=== Goal of the exercise ===
From the data that follows, copy every line holding the string "matplotlib".

::::::

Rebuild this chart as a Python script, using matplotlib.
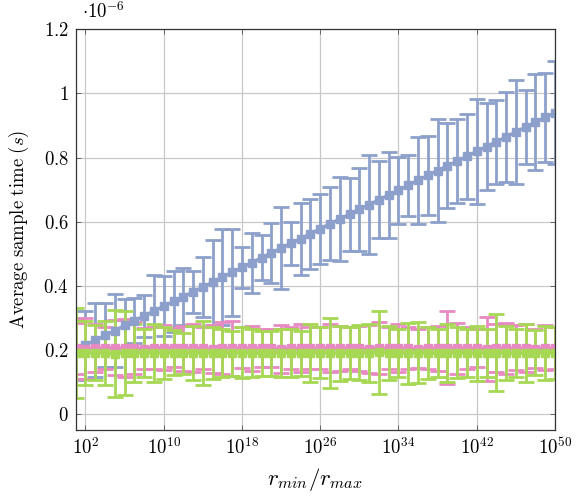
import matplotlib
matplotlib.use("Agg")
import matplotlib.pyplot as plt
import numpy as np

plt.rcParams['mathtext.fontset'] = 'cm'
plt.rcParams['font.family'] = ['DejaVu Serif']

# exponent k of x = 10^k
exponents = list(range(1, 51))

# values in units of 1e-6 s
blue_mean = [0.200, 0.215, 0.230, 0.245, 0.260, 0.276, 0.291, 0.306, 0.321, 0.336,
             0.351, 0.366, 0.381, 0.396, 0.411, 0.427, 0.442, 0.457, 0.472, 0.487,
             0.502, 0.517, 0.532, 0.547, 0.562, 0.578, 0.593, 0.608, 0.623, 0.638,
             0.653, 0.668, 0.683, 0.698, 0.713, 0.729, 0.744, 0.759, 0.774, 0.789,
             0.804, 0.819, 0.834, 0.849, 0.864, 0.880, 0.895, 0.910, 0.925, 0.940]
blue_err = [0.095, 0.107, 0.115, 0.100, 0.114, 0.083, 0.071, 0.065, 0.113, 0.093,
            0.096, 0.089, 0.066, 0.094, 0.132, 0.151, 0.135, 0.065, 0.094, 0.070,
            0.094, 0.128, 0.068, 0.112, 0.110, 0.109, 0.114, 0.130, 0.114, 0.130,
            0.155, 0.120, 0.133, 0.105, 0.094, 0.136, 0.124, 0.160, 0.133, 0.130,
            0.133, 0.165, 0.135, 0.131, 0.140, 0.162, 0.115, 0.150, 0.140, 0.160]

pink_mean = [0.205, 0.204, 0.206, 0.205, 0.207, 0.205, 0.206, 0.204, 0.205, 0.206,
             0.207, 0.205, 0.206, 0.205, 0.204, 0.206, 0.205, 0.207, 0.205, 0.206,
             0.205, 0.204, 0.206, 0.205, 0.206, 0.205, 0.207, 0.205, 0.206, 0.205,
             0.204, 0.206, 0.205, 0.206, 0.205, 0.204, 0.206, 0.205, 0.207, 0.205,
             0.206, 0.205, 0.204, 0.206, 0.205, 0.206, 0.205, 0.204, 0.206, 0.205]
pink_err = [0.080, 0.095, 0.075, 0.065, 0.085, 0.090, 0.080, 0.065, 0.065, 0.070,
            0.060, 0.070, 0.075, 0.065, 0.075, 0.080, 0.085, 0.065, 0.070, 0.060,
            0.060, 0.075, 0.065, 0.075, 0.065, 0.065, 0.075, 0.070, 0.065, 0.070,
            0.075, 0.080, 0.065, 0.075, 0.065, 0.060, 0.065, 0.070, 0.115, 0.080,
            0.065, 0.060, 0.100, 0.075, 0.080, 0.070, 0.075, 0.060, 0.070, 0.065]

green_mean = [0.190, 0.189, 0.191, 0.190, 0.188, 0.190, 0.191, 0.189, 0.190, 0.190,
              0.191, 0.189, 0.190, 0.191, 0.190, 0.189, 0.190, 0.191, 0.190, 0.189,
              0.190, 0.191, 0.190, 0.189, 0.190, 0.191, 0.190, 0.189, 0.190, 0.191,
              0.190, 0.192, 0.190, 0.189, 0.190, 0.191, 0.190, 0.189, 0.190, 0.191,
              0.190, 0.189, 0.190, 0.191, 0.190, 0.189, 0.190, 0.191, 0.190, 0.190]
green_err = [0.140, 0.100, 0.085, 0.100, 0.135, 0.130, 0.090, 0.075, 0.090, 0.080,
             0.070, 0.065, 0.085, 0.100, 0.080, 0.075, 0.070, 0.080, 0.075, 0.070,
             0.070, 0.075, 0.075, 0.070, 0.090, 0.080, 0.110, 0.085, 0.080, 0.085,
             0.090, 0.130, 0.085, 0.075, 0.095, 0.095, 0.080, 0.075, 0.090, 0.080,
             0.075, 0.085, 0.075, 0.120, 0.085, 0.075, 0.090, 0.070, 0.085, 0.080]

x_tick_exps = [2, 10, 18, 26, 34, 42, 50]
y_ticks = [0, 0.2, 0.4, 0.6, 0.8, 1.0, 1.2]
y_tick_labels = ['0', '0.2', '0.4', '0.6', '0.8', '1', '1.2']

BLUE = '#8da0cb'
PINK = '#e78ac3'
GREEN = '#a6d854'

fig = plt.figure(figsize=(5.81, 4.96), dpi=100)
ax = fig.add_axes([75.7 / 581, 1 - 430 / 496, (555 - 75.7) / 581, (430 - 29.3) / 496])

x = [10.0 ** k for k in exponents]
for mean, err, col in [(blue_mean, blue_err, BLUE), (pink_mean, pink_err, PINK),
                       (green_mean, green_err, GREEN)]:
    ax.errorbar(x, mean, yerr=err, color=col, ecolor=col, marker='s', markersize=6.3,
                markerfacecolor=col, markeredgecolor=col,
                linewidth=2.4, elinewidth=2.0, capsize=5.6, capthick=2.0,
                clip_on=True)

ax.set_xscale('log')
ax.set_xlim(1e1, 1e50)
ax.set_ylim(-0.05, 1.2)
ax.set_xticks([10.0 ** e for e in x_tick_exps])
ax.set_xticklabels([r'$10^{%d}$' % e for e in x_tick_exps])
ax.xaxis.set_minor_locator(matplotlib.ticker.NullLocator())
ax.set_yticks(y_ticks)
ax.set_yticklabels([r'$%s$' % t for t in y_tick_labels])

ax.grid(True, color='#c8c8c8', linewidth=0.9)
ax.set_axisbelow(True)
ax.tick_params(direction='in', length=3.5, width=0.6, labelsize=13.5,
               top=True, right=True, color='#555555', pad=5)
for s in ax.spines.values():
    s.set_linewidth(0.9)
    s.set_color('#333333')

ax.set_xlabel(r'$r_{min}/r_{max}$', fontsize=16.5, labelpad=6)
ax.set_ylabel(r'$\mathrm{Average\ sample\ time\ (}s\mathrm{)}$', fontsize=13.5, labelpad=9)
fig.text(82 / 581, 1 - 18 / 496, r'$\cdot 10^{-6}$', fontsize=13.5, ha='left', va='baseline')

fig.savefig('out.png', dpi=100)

::::::

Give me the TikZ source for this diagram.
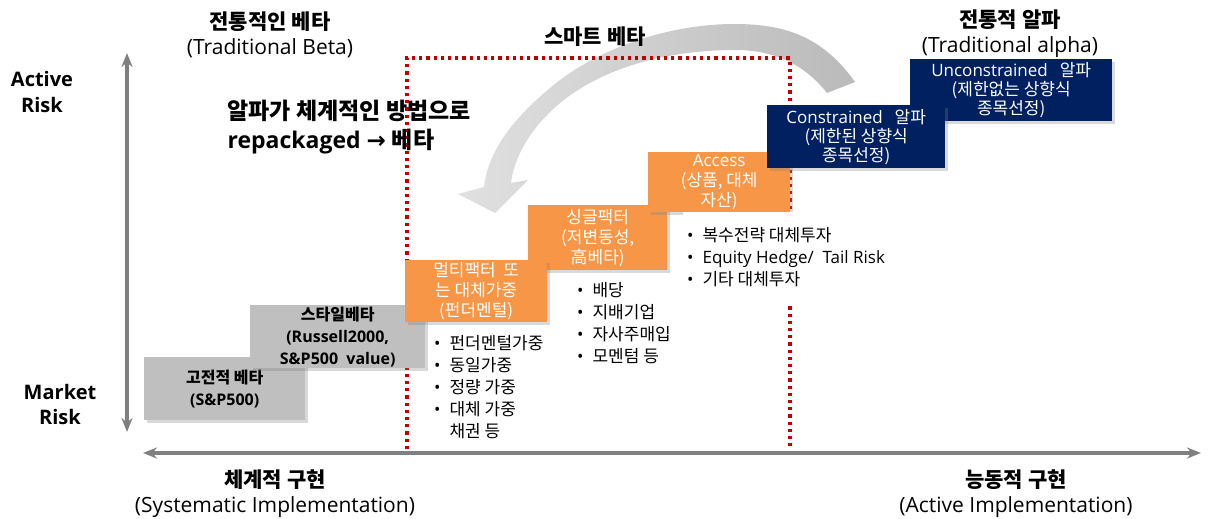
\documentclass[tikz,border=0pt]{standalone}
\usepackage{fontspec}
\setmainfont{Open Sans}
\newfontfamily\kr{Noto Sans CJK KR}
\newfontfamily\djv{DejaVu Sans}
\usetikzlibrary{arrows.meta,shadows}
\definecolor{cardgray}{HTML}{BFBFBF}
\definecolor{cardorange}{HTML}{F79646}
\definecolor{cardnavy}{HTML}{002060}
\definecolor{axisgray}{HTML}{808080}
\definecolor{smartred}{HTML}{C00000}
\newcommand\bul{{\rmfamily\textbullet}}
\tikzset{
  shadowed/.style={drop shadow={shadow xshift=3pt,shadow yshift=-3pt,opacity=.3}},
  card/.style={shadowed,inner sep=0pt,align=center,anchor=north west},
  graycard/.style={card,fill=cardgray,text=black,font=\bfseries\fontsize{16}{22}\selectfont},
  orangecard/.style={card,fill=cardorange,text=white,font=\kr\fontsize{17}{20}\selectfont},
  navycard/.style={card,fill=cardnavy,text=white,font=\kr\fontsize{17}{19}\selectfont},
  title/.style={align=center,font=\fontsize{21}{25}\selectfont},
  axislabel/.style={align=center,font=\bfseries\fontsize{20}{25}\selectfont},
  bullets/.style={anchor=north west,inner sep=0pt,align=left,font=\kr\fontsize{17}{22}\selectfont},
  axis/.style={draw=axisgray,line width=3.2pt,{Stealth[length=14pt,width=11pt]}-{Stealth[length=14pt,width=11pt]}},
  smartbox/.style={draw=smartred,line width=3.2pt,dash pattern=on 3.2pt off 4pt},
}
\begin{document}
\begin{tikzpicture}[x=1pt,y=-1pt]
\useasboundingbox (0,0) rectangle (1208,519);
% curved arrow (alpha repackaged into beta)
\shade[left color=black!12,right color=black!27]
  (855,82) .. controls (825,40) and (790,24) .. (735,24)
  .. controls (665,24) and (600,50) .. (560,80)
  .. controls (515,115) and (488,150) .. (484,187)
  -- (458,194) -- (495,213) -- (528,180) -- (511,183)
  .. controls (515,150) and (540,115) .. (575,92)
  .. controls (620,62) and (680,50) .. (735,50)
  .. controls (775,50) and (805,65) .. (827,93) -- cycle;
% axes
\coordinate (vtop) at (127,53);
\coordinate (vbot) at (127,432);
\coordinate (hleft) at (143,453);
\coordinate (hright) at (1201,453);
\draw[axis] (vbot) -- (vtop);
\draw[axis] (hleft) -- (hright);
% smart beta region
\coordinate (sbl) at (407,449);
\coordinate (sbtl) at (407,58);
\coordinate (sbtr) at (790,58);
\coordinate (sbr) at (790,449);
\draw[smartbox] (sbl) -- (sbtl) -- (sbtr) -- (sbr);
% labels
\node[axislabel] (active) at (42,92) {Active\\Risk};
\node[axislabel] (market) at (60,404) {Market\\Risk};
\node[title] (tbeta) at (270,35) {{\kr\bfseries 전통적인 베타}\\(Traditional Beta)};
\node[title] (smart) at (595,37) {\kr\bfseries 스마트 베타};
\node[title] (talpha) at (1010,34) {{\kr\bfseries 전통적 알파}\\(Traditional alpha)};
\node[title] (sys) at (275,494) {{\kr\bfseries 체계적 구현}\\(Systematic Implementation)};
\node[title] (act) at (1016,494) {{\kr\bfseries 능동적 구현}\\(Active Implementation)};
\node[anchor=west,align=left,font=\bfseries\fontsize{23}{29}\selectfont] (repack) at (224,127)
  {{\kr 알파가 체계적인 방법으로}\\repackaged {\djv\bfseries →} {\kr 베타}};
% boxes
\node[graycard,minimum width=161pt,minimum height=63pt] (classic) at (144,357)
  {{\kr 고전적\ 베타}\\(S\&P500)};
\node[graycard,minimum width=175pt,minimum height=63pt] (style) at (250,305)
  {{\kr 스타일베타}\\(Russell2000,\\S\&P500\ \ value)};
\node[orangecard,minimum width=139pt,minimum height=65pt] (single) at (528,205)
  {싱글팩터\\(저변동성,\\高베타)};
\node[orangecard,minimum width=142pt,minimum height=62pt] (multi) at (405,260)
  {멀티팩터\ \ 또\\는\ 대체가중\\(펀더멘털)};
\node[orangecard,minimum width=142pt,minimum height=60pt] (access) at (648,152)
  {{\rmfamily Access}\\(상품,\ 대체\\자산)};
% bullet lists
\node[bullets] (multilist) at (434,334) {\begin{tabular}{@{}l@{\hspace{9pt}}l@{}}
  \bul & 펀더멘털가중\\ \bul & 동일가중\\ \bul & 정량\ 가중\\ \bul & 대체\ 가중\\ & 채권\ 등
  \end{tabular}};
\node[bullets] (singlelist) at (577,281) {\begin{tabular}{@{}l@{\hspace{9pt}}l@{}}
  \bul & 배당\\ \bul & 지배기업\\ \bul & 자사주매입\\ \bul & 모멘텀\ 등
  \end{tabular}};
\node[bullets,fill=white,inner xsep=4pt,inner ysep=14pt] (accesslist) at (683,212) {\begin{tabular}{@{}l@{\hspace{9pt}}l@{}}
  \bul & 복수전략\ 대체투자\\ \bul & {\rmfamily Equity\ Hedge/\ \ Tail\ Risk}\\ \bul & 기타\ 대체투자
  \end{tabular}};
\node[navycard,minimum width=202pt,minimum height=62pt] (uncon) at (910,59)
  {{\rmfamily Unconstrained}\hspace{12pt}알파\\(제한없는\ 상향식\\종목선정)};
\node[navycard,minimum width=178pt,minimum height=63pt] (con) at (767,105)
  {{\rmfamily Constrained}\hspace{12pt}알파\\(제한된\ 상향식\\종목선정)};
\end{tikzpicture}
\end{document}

::::::

=== Exercise output ===
Rebuild this chart as a Python script, using matplotlib.
import matplotlib
matplotlib.use("Agg")
import matplotlib.pyplot as plt
ax.xaxis.set_minor_locator(matplotlib.ticker.NullLocator())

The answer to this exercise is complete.